We obtained 13 air samples in 1-L Tedlar^® bags from varying locations in CVL to assess the role of CH₄ in sulfide-rich karst systems. CH₄ and carbon dioxide (CO₂) concentrations were measured by gas-chromatography. The stable isotopic ratios of carbon and hydrogen were measured on a stable isotope-ratio mass-spectrometer.

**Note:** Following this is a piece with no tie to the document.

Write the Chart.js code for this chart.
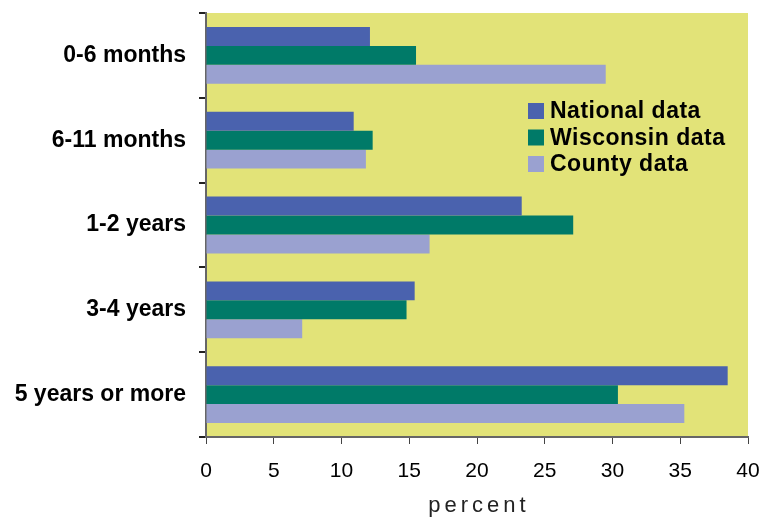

CH₄ in the air of CVL ranged from 1.88 ± 0.10 ppmv to 3.7 ± 0.2 ppmv. CO₂ concentrations ranged from 400 ± 20 ppmv to 920 ± 50 ppmv. For comparison, the CH₄ and CO₂ concentrations in the outside atmosphere were 1.96 ± 0.10 ppmv and 430 ± 20 ppmv respectively. CH₄ and CO₂ were positively correlated in CVL (R² = 0.91, CH₄ = [0.0035 ± 0.0007] CO₂ + [0.4 ± 0.4], p >0.01). The highest concentrations were near springs. Keeling-style analysis showed that the CH₄ samples from CVL plot along a two-end member mixing model and suggest that CH₄ is outgassing from spring water with isotopic compositions δ¹³C_CH4 = -24 ± 3 ‰ and δ²H_CH4 = -40 ± 40 ‰. CO₂ did not plot along a two end member mixing model.

The proposed δ¹³C of CH₄ entering from springs does not closely match the δ¹³C_CH4 values from hydrocarbon basins in the area. This is likely due to oxidative loss of CH₄ as it ascends to CVL which may be partly driven by anaerobic methanotrophy coupled to sulfate reduction. Analysis of the spring water chemistry coupled to biogeochemical modeling may help quantify the amount of methanotrophy occurring in the subsurface.